==== Supplied information

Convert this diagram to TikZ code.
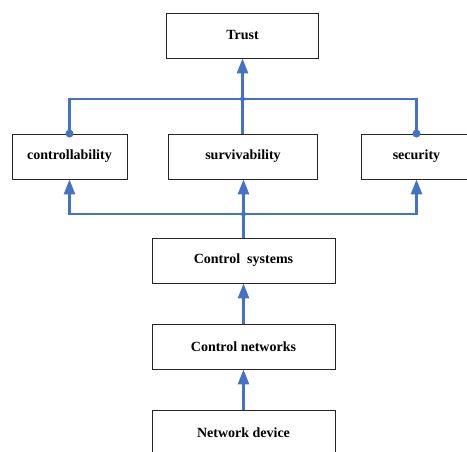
\documentclass[tikz,border=0pt]{standalone}
\usepackage{fontspec}
\setmainfont{Liberation Serif}
\usetikzlibrary{arrows.meta}
\definecolor{lineblue}{HTML}{4472C4}
\begin{document}
\begin{tikzpicture}[x=1pt,y=-1pt,
  box/.style={draw=black!85, line width=0.9pt, fill=white, minimum height=45pt, inner sep=0pt,
              font=\fontsize{14}{16}\selectfont\bfseries},
  conn/.style={draw=lineblue, line width=2.6pt},
  arr/.style={conn, -{Triangle[length=15pt,width=11pt]}},
  dot/.style={circle, fill=lineblue, inner sep=0pt, minimum size=#1}
]
\useasboundingbox (0,0) rectangle (467,452);
\clip (0,0) rectangle (467,452);
\fill[white] (0,0) rectangle (467,452);

\node[box, minimum width=152pt] (trust) at (242.5,35.5) {Trust};
\node[box, minimum width=115pt] (ctrl) at (69.5,156.5) {controllability};
\node[box, minimum width=149pt] (surv) at (243,156.5) {survivability};
\node[box, minimum width=111pt] (sec) at (416.5,156.5) {security};
\node[box, minimum width=183pt] (cs) at (243.5,260.5) {Control\ \ systems};
\node[box, minimum width=183pt] (cn) at (243.5,346.5) {Control networks};
\node[box, minimum width=183pt] (nd) at (243.5,432.5) {Network device};

\coordinate (j1) at (242.5,99);
\coordinate (j2) at (243.5,214);

% upper level
\draw[conn] (ctrl.north) |- (j1) -| (sec.north);
\draw[conn] (j1 |- surv.north) -- (j1);
\draw[arr] (j1) -- (trust.south);
\node[dot=8pt] (d1) at (ctrl.north) {};
\node[dot=8pt] (d2) at (sec.north) {};
\node[dot=5pt] (d3) at (j1) {};

% lower level
\draw[conn] (cs.north) -- (j2);
\draw[arr] (j2) -| (ctrl.south);
\draw[arr] (j2) -| (sec.south);
\draw[arr] (j2) -- (j2 |- surv.south);
\node[dot=5pt] (d4) at (j2) {};

\draw[arr] (cn.north) -- (cs.south);
\draw[arr] (nd.north) -- (cn.south);
\end{tikzpicture}
\end{document}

========

## Prompt
Quote all the lines above exactly as given. Do not include the pictures.

## Solution to the exercise
Convert this diagram to TikZ code.
\documentclass[tikz,border=0pt]{standalone}
\usepackage{fontspec}
\setmainfont{Liberation Serif}
\usetikzlibrary{arrows.meta}
\definecolor{lineblue}{HTML}{4472C4}
\begin{document}
\begin{tikzpicture}[x=1pt,y=-1pt,
  box/.style={draw=black!85, line width=0.9pt, fill=white, minimum height=45pt, inner sep=0pt,
              font=\fontsize{14}{16}\selectfont\bfseries},
  conn/.style={draw=lineblue, line width=2.6pt},
  arr/.style={conn, -{Triangle[length=15pt,width=11pt]}},
  dot/.style={circle, fill=lineblue, inner sep=0pt, minimum size=#1}
]
\useasboundingbox (0,0) rectangle (467,452);
\clip (0,0) rectangle (467,452);
\fill[white] (0,0) rectangle (467,452);

\node[box, minimum width=152pt] (trust) at (242.5,35.5) {Trust};
\node[box, minimum width=115pt] (ctrl) at (69.5,156.5) {controllability};
\node[box, minimum width=149pt] (surv) at (243,156.5) {survivability};
\node[box, minimum width=111pt] (sec) at (416.5,156.5) {security};
\node[box, minimum width=183pt] (cs) at (243.5,260.5) {Control\ \ systems};
\node[box, minimum width=183pt] (cn) at (243.5,346.5) {Control networks};
\node[box, minimum width=183pt] (nd) at (243.5,432.5) {Network device};

\coordinate (j1) at (242.5,99);
\coordinate (j2) at (243.5,214);

% upper level
\draw[conn] (ctrl.north) |- (j1) -| (sec.north);
\draw[conn] (j1 |- surv.north) -- (j1);
\draw[arr] (j1) -- (trust.south);
\node[dot=8pt] (d1) at (ctrl.north) {};
\node[dot=8pt] (d2) at (sec.north) {};
\node[dot=5pt] (d3) at (j1) {};

% lower level
\draw[conn] (cs.north) -- (j2);
\draw[arr] (j2) -| (ctrl.south);
\draw[arr] (j2) -| (sec.south);
\draw[arr] (j2) -- (j2 |- surv.south);
\node[dot=5pt] (d4) at (j2) {};

\draw[arr] (cn.north) -- (cs.south);
\draw[arr] (nd.north) -- (cn.south);
\end{tikzpicture}
\end{document}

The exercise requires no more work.